Our closing song several Sundays ago was “In Christ Alone.” At the top of the score was this subtitle: “10th Anniversary Edition.”
It’s hard to believe it’s been ten years (14, actually) since Stuart Townend and Keith Getty wrote “In Christ Alone.” I remember learning it for the first time, convinced as I was at the time that all songs for the church were either deep or new, but not both. This was a fresh, powerful expression of doctrine wedded to a simple, singable tune. It was thrilling every time I sang it.
But now it’s no longer new. Yes, I know a decade isn’t long in the context of church history. But our church has sung “In Christ Alone” eleven times in the past two years. The point is that it’s not new to us anymore. The current revival of hymnody seeks to make old songs new (which is wonderful)… but what happens when new songs grow old? It forces us to evaluate several things.
Are you wondering whether an exciting new song is going to wear well? Take away the music and meditate on the lyrics alone.
No guilt in life, no fear in death –
This is the power of Christ in me.
We sing “In Christ Alone” – and we’ll sing it for a long time – because it’s worth singing. The lyrics are rich and the tune is sturdy. These are timeless, faith-strengthening, soul-comforting truths. Sometimes the excitement of a new song makes it difficult to objectively evaluate its value. But time helps with that.

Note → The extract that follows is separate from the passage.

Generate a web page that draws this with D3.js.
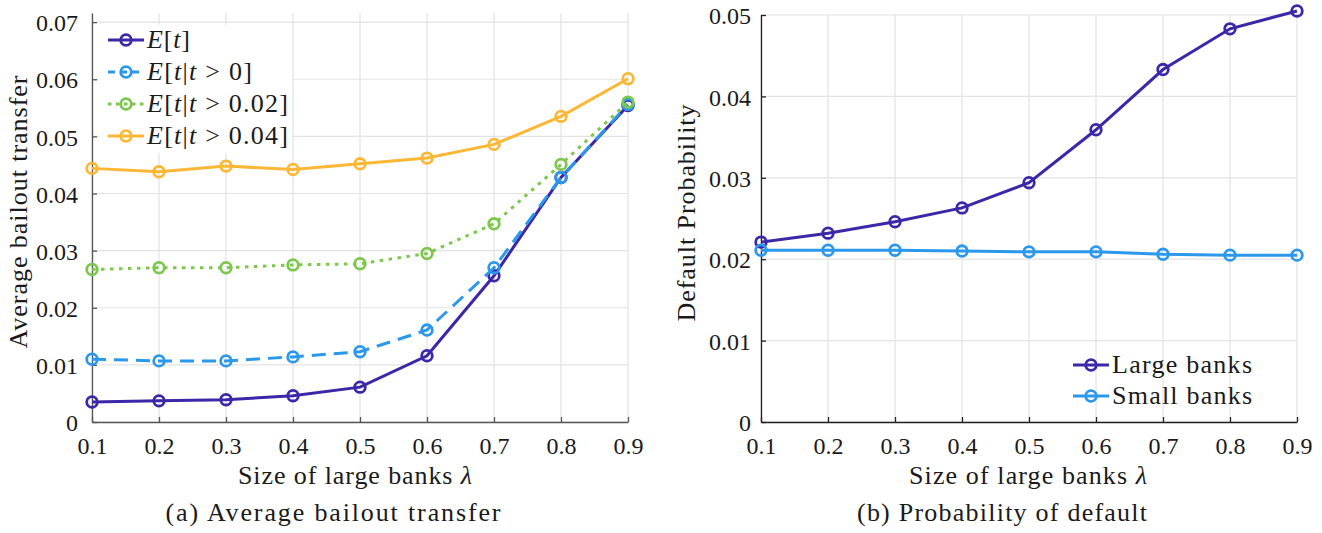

Of course the church should always be writing new music. Our creativity is a gift from God and a reflection of His image. But newness is not in itself the goal. If a church is constantly and exclusively demanding newness in worship, it’s probably a sign of spiritual immaturity – and it will result in musical presentation that quests for novelty, not edification (Eph. 4:11-16).
On the other hand, there’s great value in allowing some songs to wear deep furrows into our soul. Often the greatest poignancy comes from those songs with which we are most familiar.
Be still, my soul! The winds and waves still know
His voice who ruled them while he dwelt below.
When we’re deciding whether to keep a song or not, we should remind ourselves why we gather and sing. Corporate worship is intended to prepare believers for eternity. If we’re determined that everything we sing is for the purpose of building up the body of Christ, we’ll make musical decisions based on that goal – not based on what is currently trending.
Even the most moving experience, when constantly repeated, loses its initial thrill. We are finite, mortal, limited, and sinful. The writer of Ecclesiastes puts it this way: “He has put eternity in the hearts of men, yet they cannot fathom what God has done from the beginning to the end” (3:11). Although we have a longing for the eternal, we can’t grasp it. Our constant change and our desire for newness set us at great distinction from “the Father of lights, with whom there is no variation or shadow of turning” (James 1:17). As G.K. Chesterton said, “It may not be automatic necessity that makes all daisies alike; it may be that God makes every daisy separately, but has never got tired of making them” (Orthodoxy, p. 60). But unlike God, we cannot maintain this degree of sameness.
So when we sometimes tire of even the most beautiful and Christ-exalting songs, it’s a time to confess our sin. It’s an opportunity to acknowledge that we are just dust. And it’s a reminder that right emotions will follow from right thinking and faithful obedience. Even the weariness of our lives causes us to look to Christ, who is “the same yesterday, today, and forever” (Hebrews 13:8).